Cumhurbaşkanlığı seçimleri konusunda ne düşünüyorsunuz? Erdoğan'ın adaylığı tartışılıyor. Çankaya konusunda ordu da hassas...
Önemli olan bu ismin tüm Türkiye'nin düşüncesini yansıtmasıdır. Yani sadece AKP'yi ve tabanını temsil etmemesi gerekir. Başörtüsü, laiklik gibi konular Türkiye'nin gündeminde bu kadar çok yer alırken, Erdoğan seçilecekse bile bunun uzlaşma zeminine oturması gerekiyor. Seçilecek kişi kim olursa olsun, ülkeyi bütünleştirecek bir yapıya sahip olmalı. AB'de ordunun bu tip konulara müdahale etmesi görülmemiş bir durumdur. Ordunun Türkiye'de farklı misyonunun olduğunu biliyorum. Ordunun zamanla AB'deki ordu anlayışına yaklaşmasını umuyoruz.

Ben de dönmeyi düşünmezdim

Kürt sorununun sosyal ve siyasi boyutları üzerinde ne söyleyebilirsiniz?
Göç eden insanların aklında, memleketlerinde yeni bir hayat kurma düşüncesi var. Ama ekonomik dönüşüm yaşanmamış ya da güvenlik tesis edilmemişse, geri dönmekten vazgeçiyorlar. Ben de dönmeyi düşünmezdim.
Hükümetin Kürt dilinin konuşulmasına sınırlamalar getirmesinin nedenini anlayamıyorum. Geçen sene, Erdoğan önemli projelerden bahsetmişti. Ancak bunların tam olarak uygulamaya geçmediğini görüyoruz. PKK'nın yaptıklarını çok yanlış buluyorum. Türkiye'nin kırmızı çizgilerini zorluyorlar. Ordunun soruna müdahalesi Kürtlerin yaşanacak gelişmelere olan inancını törpülerken, diğer taraftan terörist olaylar ordunun bu konudaki çekincelerinin onaylanmasına neden olup hükümetin daha pasif kalmasına yol açıyor.

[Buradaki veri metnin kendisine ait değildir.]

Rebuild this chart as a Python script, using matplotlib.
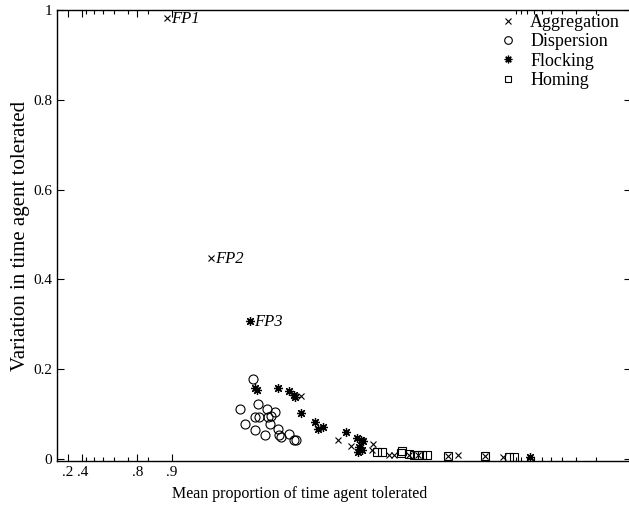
import matplotlib
matplotlib.use("Agg")
import matplotlib.pyplot as plt
import numpy as np
from matplotlib.lines import Line2D

plt.rcParams['font.family'] = ['Liberation Serif', 'DejaVu Serif']

# Aggregation (x)
agg_x = [0.890, 0.9546, 0.99257, 0.99644, 0.99723, 0.99822, 0.99818, 0.99872,
         0.99883, 0.999136, 0.999279, 0.999608, 0.999676, 0.999813, 0.999869]
agg_y = [0.982, 0.448, 0.140, 0.041, 0.029, 0.033, 0.020, 0.009,
         0.009, 0.009, 0.008, 0.007, 0.009, 0.007, 0.005]

# Dispersion (o)
disp_x = [0.9802, 0.9821, 0.9743, 0.9851, 0.9874, 0.9813, 0.9827, 0.9855, 0.9864,
          0.9770, 0.9861, 0.9813, 0.9881, 0.9904, 0.9847, 0.9883, 0.9888, 0.9913, 0.9918]
disp_y = [0.178, 0.121, 0.110, 0.110, 0.104, 0.093, 0.093, 0.093, 0.095,
          0.078, 0.077, 0.063, 0.066, 0.056, 0.052, 0.054, 0.048, 0.042, 0.042]

# Flocking (*)
flock_x = [0.9793, 0.9811, 0.9818, 0.9881, 0.9904, 0.9913, 0.9915, 0.99257, 0.99432,
           0.99469, 0.99516, 0.99698, 0.99758, 0.99773, 0.99784, 0.99765, 0.99781,
           0.99763, 0.999924]
flock_y = [0.307, 0.157, 0.154, 0.157, 0.151, 0.143, 0.137, 0.102, 0.082,
           0.066, 0.070, 0.060, 0.046, 0.042, 0.039, 0.026, 0.020, 0.014, 0.004]

# Homing (square)
hom_x = [0.99838, 0.99853, 0.99899, 0.99902, 0.999142, 0.999224, 0.999284,
         0.999344, 0.999407, 0.999608, 0.999813, 0.999885, 0.999895]
hom_y = [0.015, 0.016, 0.013, 0.018, 0.011, 0.009, 0.009,
         0.009, 0.009, 0.007, 0.007, 0.005, 0.005]

fp_labels = ['FP1', 'FP2', 'FP3']
fp_x = [agg_x[0], agg_x[1], flock_x[0]]
fp_y = [agg_y[0], agg_y[1], flock_y[0]]

xticks = [0.2, 0.4, 0.8, 0.9]
xtick_labels = ['.2', '.4', '.8', '.9']
yticks = [0, 0.2, 0.4, 0.6, 0.8, 1]
ytick_labels = ['0', '0.2', '0.4', '0.6', '0.8', '1']


def fwd(x):
    x = np.clip(np.asarray(x, dtype=float), None, 1 - 1e-12)
    return -np.log10(1 - x)


def inv(t):
    return 1 - 10 ** (-np.asarray(t, dtype=float))


W, H = 629, 508
fig = plt.figure(figsize=(W / 100, H / 100), dpi=100)
ax = fig.add_axes([57 / W, 47 / H, 574 / W, 451 / H])
ax.set_xscale('function', functions=(fwd, inv))

ast = (8, 2, 0)
ax.plot(agg_x, agg_y, 'x', color='k', ms=4.5, mew=0.8, ls='none')
ax.plot(disp_x, disp_y, 'o', mfc='none', mec='k', ms=6.5, mew=0.8, ls='none')
ax.plot(flock_x, flock_y, marker=ast, color='k', ms=6.5, mew=0.9, ls='none')
ax.plot(hom_x, hom_y, 's', mfc='none', mec='k', ms=5.5, mew=0.8, ls='none')

for lab, px, py in zip(fp_labels, fp_x, fp_y):
    ax.annotate(lab, (px, py), xytext=(3, -1), textcoords='offset points',
                ha='left', va='center', fontsize=12, style='italic')

ax.set_xlim(0, 0.99999)
ax.set_ylim(-0.005, 1)
ax.set_xticks(xticks)
ax.set_xticklabels(xtick_labels)
minor = [0.44, 0.52, 0.60, 0.68, 0.76, 0.84, 0.9999] + [1 - m * 1e-5 for m in range(2, 10)]
ax.set_xticks(minor, minor=True)
ax.set_yticks(yticks)
ax.set_yticklabels(ytick_labels)

ax.tick_params(which='both', direction='in', top=True, right=True, labelsize=11, width=0.8)
ax.tick_params(which='major', length=5)
ax.tick_params(which='minor', length=3)
for s in ax.spines.values():
    s.set_linewidth(1.0)

ax.set_xlabel('Mean proportion of time agent tolerated', fontsize=11.5)
ax.xaxis.set_label_coords((300 - 57) / 574, -0.055)
ax.set_ylabel('Variation in time agent tolerated', fontsize=15, labelpad=2)

handles = [
    Line2D([], [], marker='x', color='k', ls='none', ms=4, mew=0.8),
    Line2D([], [], marker='o', mfc='none', mec='k', ls='none', ms=5.5, mew=0.8),
    Line2D([], [], marker=ast, color='k', ls='none', ms=5.5, mew=0.9),
    Line2D([], [], marker='s', mfc='none', mec='k', ls='none', ms=5, mew=0.8),
]
fig.legend(handles, ['Aggregation', 'Dispersion', 'Flocking', 'Homing'],
           loc='upper left', bbox_to_anchor=(499 / W, 1 - 14 / H), frameon=False,
           fontsize=13, handlelength=1.0, handletextpad=0.72, labelspacing=0.13,
           borderpad=0, borderaxespad=0)

fig.savefig('out.png', dpi=100)
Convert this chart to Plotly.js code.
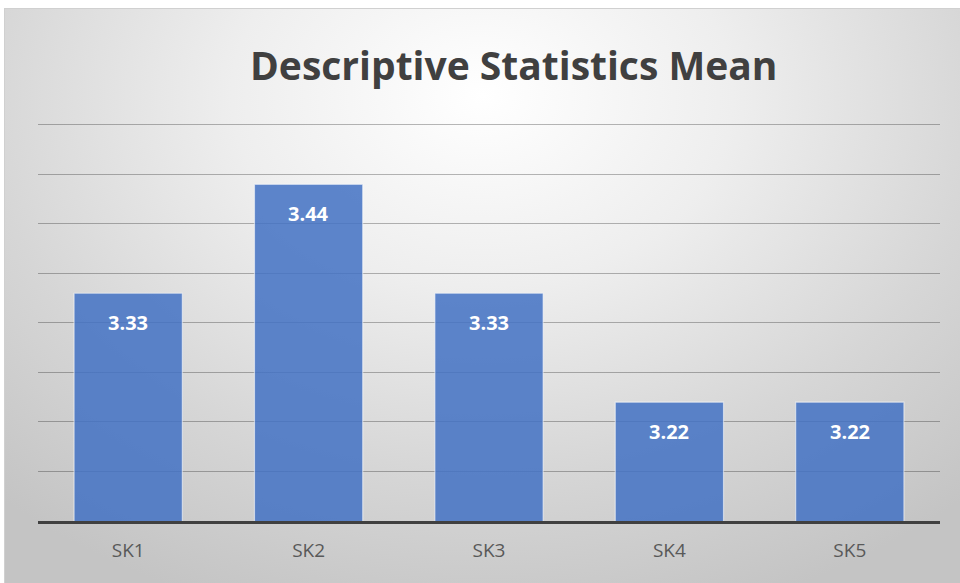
<!DOCTYPE html>
<html>
<head>
<meta charset="utf-8">
<script src="https://cdn.plot.ly/plotly-3.0.1.min.js"></script>
<style>
  html, body { margin: 0; padding: 0; background: #ffffff; }
  #wrap { position: relative; width: 960px; height: 583px; overflow: hidden; background: #ffffff; }
  #bg { position: absolute; left: 4px; top: 8px; right: 0; bottom: 0;
        background: radial-gradient(ellipse 75% 95% at 50% 15%, #ffffff 0%, #eeeeee 35%, #d6d6d6 70%, #c4c4c4 100%);
        border-top: 1px solid #d0d0d0; border-left: 1px solid #d0d0d0; }
  #chart { position: absolute; left: 0; top: 0; width: 960px; height: 583px; }
</style>
</head>
<body>
<div id="wrap">
  <div id="bg"></div>
  <div id="chart"></div>
</div>
<script>
const categories = ["SK1", "SK2", "SK3", "SK4", "SK5"];
const means = [3.33, 3.44, 3.33, 3.22, 3.22];
const meanLabels = ["3.33", "3.44", "3.33", "3.22", "3.22"];
const gridValues = [3.10, 3.15, 3.20, 3.25, 3.30, 3.35, 3.40, 3.45, 3.50];
const chartTitle = "Descriptive Statistics Mean";

const trace = {
  type: "bar",
  x: categories,
  y: means,
  marker: {
    color: "rgba(68,114,196,0.86)",
    line: { color: "rgba(255,255,255,0.55)", width: 1.2 }
  },
  hoverinfo: "skip"
};

const annotations = categories.map((c, i) => ({
  x: c, y: means[i], xref: "x", yref: "y",
  text: "<b>" + meanLabels[i] + "</b>",
  showarrow: false, yanchor: "middle", yshift: -29,
  font: { family: "Open Sans, Noto Sans, sans-serif", size: 20, color: "#ffffff" }
}));

annotations.push({
  xref: "paper", yref: "paper", x: 0.527, y: 1, yshift: 56,
  xanchor: "center", yanchor: "middle", showarrow: false,
  text: "<b>" + chartTitle + "</b>",
  font: { family: "Open Sans, Noto Sans, sans-serif", size: 39, color: "#404040" }
});

const layout = {
  width: 960, height: 583,
  margin: { l: 38, r: 20, t: 120, b: 62 },
  paper_bgcolor: "rgba(0,0,0,0)",
  plot_bgcolor: "rgba(0,0,0,0)",
  bargap: 0.4,
  showlegend: false,
  xaxis: {
    type: "category",
    showline: true, linecolor: "#404040", linewidth: 3,
    showgrid: false, ticks: "",
    tickfont: { family: "Open Sans, Noto Sans, sans-serif", size: 19, color: "#595959" },
    ticklabelstandoff: 10
  },
  yaxis: {
    range: [3.1, 3.505], tickmode: "array", tickvals: gridValues,
    showticklabels: false, ticks: "",
    showgrid: true, gridcolor: "rgba(0,0,0,0.28)", gridwidth: 1,
    zeroline: false, showline: false
  },
  annotations: annotations
};

Plotly.newPlot("chart", [trace], layout, { displayModeBar: false, staticPlot: true });
</script>
</body>
</html>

Farklı mezhepler temsil edilmeli

Zorunlu din dersleri ve Aleviler konusu 3 Ekim'de AİHM'nin gündemine gelecek.
Gelişmeler gösteriyor ki, zamanla Türkiye'de İslam farklı mezhepler göz önüne alınarak yorumlanacak. Türkiye'de gerek İslam içindeki farklı mezheplerin, gerekse Hıristiyanlık içindeki farklı mezheplerin temsil edilmesi, haklarının korunması gerekiyor. Çünkü bu sayede insanlar Kürt, Alevi ya da Protestan olup aynı zamanda Türk olmaktan gurur duyabilir. Birçok insan, AB'nin azınlık haklarıyla bu kadar ilgilenmesini Türkiye'yi bölme emeli olarak algılıyor. Ama gerçek bu değil.